Tendo voltado a estar na moda, Paul não quis descer tão cedo desse pedestal. Em 2005 pede ajuda a Nigel Godrich, produtor de Radiohead e Beck para dar um ar mais moderno ao seu som. Apesar de tudo, Chaos and Creation In The Backyard continua a ser um típico disco de McCartney, apenas com menos música para encher, como costuma normalmente acontecer.
Em 2018, Paul continua a querer mostrar ao mundo que está bem vivo. O episódio de 2016, onde ele, Beck e Taylor Hawkings, dos Foo Fighters, foram barrados à porta de uma discoteca do rapper Tyga, numa festa pós-Grammies, deverá ter feito Sir Paul pensar que afinal já não será tão conhecido como poderia pensar. Por via disso terá pensado que deveria começar a fazer com que o seu som chegasse aos millennials. NEW, disco de 2013, já começava a percorrer essa estrada, mas é em 2018, com Egypt Station, que Paul chega ao seu destino. O resultado final, porém, não é o mais feliz. Acompanhado dos produtores da moda, neste caso Greg Kurstin, também responsável por discos de Adele, Lana del Rey, Beyoncé ou o último de Foo Fighters, Paul não consegue replicar em Egypt Station aquilo que começou a fazer a partir de Flaming Pie, passando por Driving Rain, Chaos and Creation ou Memory Almost Full, discos que marcaram um certo renascimento na carreira do ex-Beatle.
Egypt Station é, no geral, um disco entediante e feito por alguém que está a ficar sem ideias, mesmo tendo em conta que todos os discos de McCartney têm uma percentagem de músicas nesse registo. Os pontos fortes estão nas suas músicas mais descontraídas como “Come Home To Me” e “Who Cares” ou nas mais honestas como “Happy With You”, “Hand in Hand” ou “Dominoes”. Em contra-ponto, “Fuh You”, produzida por Ryan Tedder, membro da banda juvenil One Direction, é má que doi. É Paul a tentar ser moderno e contemporâneo, mas a falhar redondamente.

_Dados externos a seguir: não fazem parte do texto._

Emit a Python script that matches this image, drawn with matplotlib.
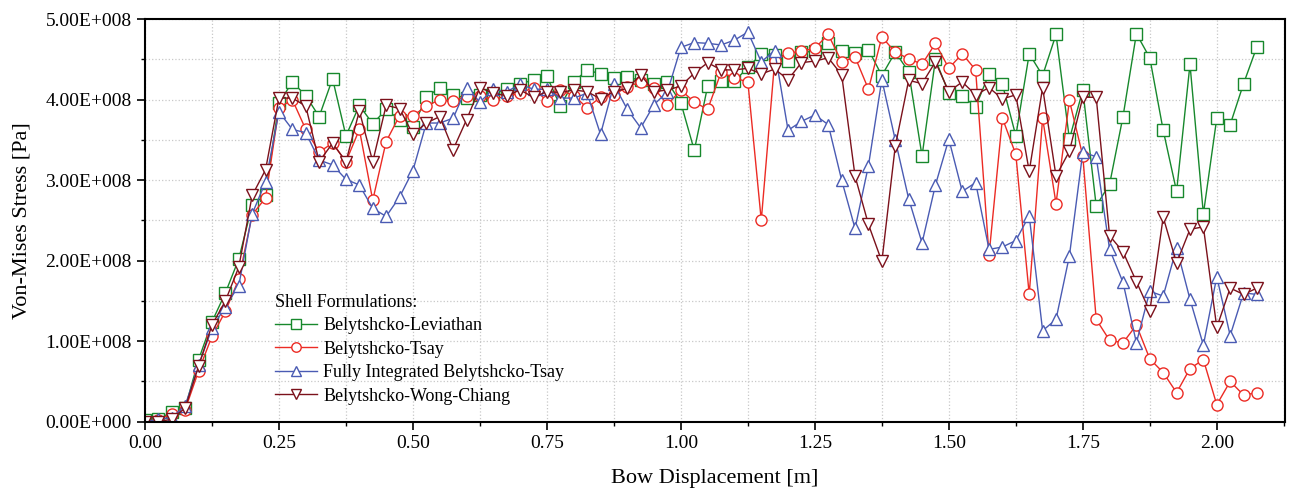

No mesmo registo negativo, “Back in Brasil” é outra cançoneta que faria Lennon revirar os olhos de vergonha.
Entre algumas canções mais conseguidas e outras mais esquecíveis, fica a sensação de ser um disco demasiadamente longo (16 músicas) e onde Paul se esquece que o seu talento costuma vir mais ao de cima quando pauta pela simplicidade, quando se senta ao piano, ou acompanhado pela sua guitarra acústica.
O problema prende-se com o facto de, feliz ou infelizmente, McCartney achar que o seu próximo nº1 está apenas ao virar da esquina, o que, convenhamos, aos 76 anos não se afigura uma tarefa fácil nem plausível, sendo que Egypt Station é apenas mais um exemplo dessa ambição pouco conseguida. Pior: é mais uma evidência da sua incrível capacidade em criar novas músicas, mas também da frustrante realidade de muitas serem apenas projectos menores, ideias incipientes daquilo que será ainda capaz de fazer.